Alors que la coalition dominée par Paris, Londres et Washington tente d’avancer, la Russie, la Chine, l’Allemagne et quelques autres font la sourde oreille comme si toutes les douleurs et les milliers de morts victimes des barbares à la solde de Kadhafi n’avaient aucune espèce d’importance.

Quelle que pourrait être notre couleur de peau et l’attachement à une religion, la couleur de nos larmes et notre douleur de perdre un être sont les mêmes.

On ne peut s’empêcher d’avoir une pensée, une grande compassion pour ces enfants orphelins, pour ces veuves et ces veufs qui ont perdu un père, une mère, un être cher.

– Money is money !

Il est vrai aussi qu’un changement radical de régime politique à Tripoli aurait comme conséquence immédiate un basculement des alliances et surtout la perte de milliards d’euros et de dollars de contrats mirobolants pour les grands pays sourds, voire ancien colonisateurs devenus brusquement aveugles et muets face aux massacres perpétrés contre la Liberté en Libye.

Si l’on voulait mettre un peu d’humour dans toutes ces incohérences et ces fuites face aux responsabilités on pourrait dire « tutti alla baionetta, ma sono saliti nella camionnetta » (camioncino) pour s’échapper encore plus vite et bien plus loin.

Pour preuve, le groupe pétrolier italien ENI, largement implanté en Libye et totalement muet sur les massacres qui s’y produisent – tout comme l’est « Il Signore Comandante Berlusconi » – a appelé l’Europe mercredi à lever les sanctions imposées à la Libye.

Si l’on peut plus remplir les cuves de ses pétroliers en toute tranquillité ; mais où va-t-on ? Je vous le demande !

Dans le même temps, réfugié dans un bunker résistant à toutes les bombes susceptibles de l’atteindre l’homme de Tripoli compte les heures sur l’horloge des évènements ; horloge qui joue, quoi que l’on pense, contre les démocraties occidentales et les pays arabes concernés. Pays qui doivent surmonter bien des obstacles de forme avant d’arriver ensemble à la porte du désert libyen.

Pourtant hier au soir, Paris, Londres, Washington ainsi que des pays arabes ont clairement lancé un ultimatum à Kadhafi exigeant qu’il respecte la résolution de l’ONU.

Changeant aussitôt de registre le bédouin libyen passait alors à la danse du ventre et à ses habituelles fariboles.

Toute la journée de ce vendredi crucial nous avons vécu avec le vain espoir que la menace suffirait à faire plier le camp du dirigeant libyen alors que de l’autre le grand bluff de Kadhafi qui a oscillé – sautant sur un pied, puis sur l’autre avec une pirouette au passage – entre son intention de se plier à la résolution imposée par l’ONU, et ses tentatives d’avancer par lentes glissades successives sa babouche armée et dorée à l’or fin sur le terrain jusqu’aux limites de la duperie et de la mystification diplomatique.
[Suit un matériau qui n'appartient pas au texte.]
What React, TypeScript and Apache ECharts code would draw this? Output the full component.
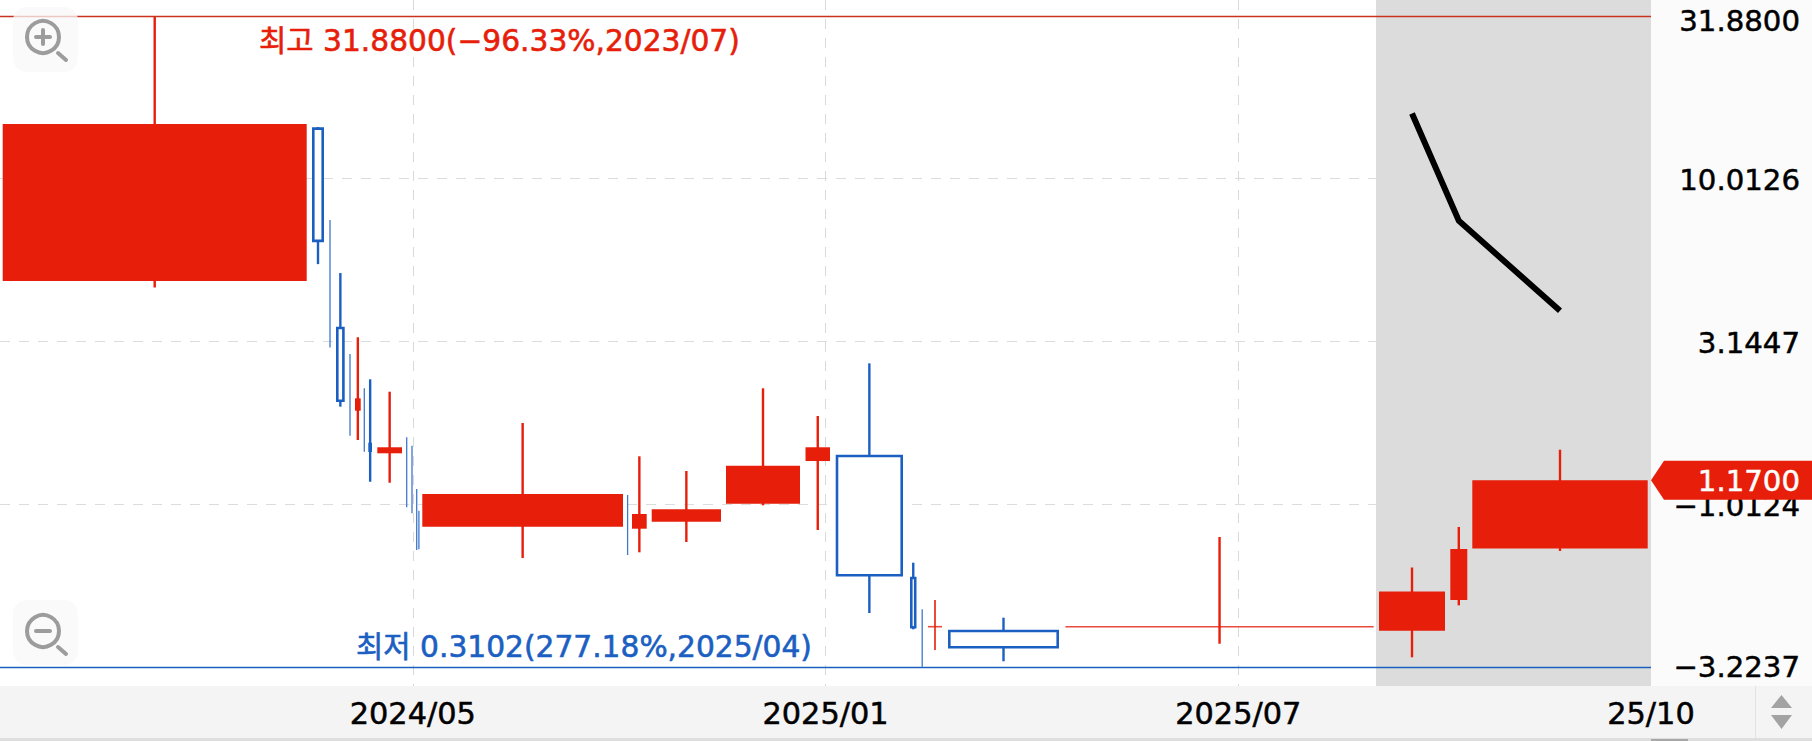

Manœuvre dilatoire tout en affirmant, y compris dans un décret, qu’il mettait tout en œuvre pour faire taire les armes…

Les pays Occidentaux se sont piégés eux-mêmes et de bien belle manière. On observera que le contenu de la résolution N° 1973 adoptée par le Conseil de Sécurité de l’ONU est très ambigüe car basée sur la défensive, avec une maitrise aérienne et destinée exclusivement à protéger les populations civiles.

Votée à New York, cette résolution n’a pas vocation à permettre de mettre fin au régime de Kadhafi.
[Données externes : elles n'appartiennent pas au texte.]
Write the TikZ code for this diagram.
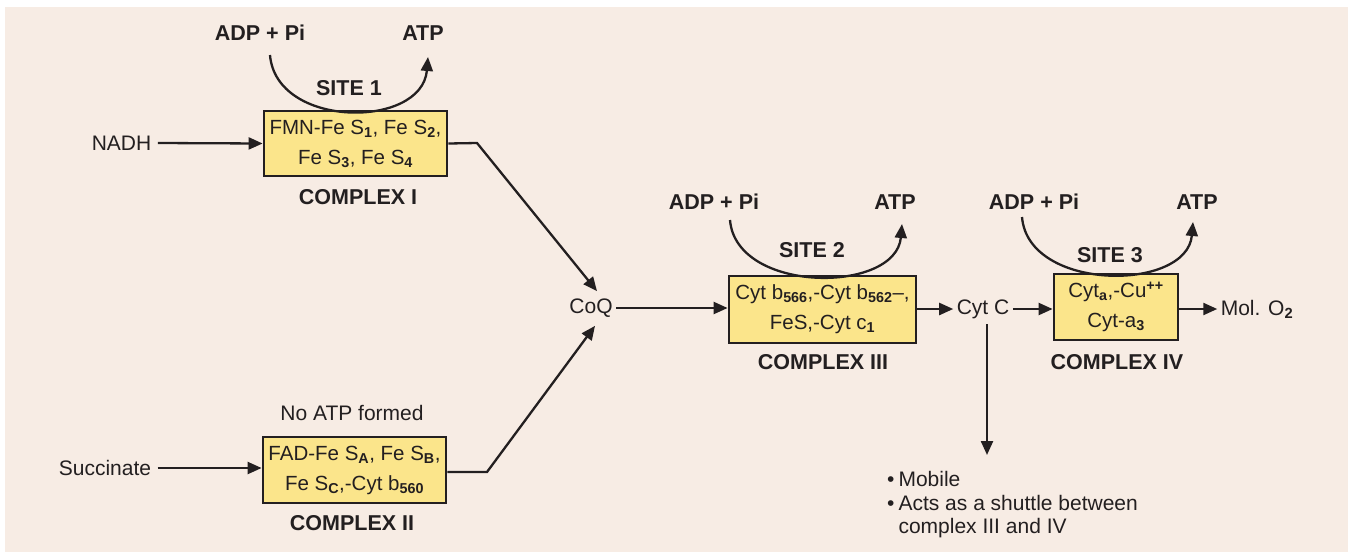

– D’un homme de bien, il est aisé d’en faire un méchant ; mais nul ne peut d’un tyran sanguinaire, en faire un homme vertueux et un bédouin digne de ce nom.

Le pire serait que Mouammar Kadhafi entre dans la ville de Benghazi, qu’il y fasse procéder, là encore, en urgence et le plus discrètement possible à une véritable épuration des opposants comme il le fait ouvertement à Tripoli depuis mi février de cette année (vraisemblablement depuis des années).

Qu’en remplacement des insurgés il y implante en urgence une population, constituée pour partie de repentis, en provenance de Tripoli ou d’ailleurs qu’il encadrerait fermement et financerait pour lui manifester son artificiel soutien devant les caméras des médias locaux et étrangers comme le fait Ismaïl Omar Guelleh à Djibouti en expulsant les populations Afars.

Rien n’interdirait qu’une forme de statu quo s’instaure de la part des pays de la coalition car bien embarrassés par une telle situation.

Ce serait alors et vraisemblablement la porte ouverte à une guerre civile dans laquelle chacun ressortirait de vieilles, voire d’antiques, querelles et rivalités tribales entre la Tripolitaine – outrageusement privilégiée par Kadhafi durant plus de 40 années – et la Cyrénaïque oubliée par le bédouin libyen.

Un conflit interminable en perspective, dont on serait bien loin d’en voir le bout.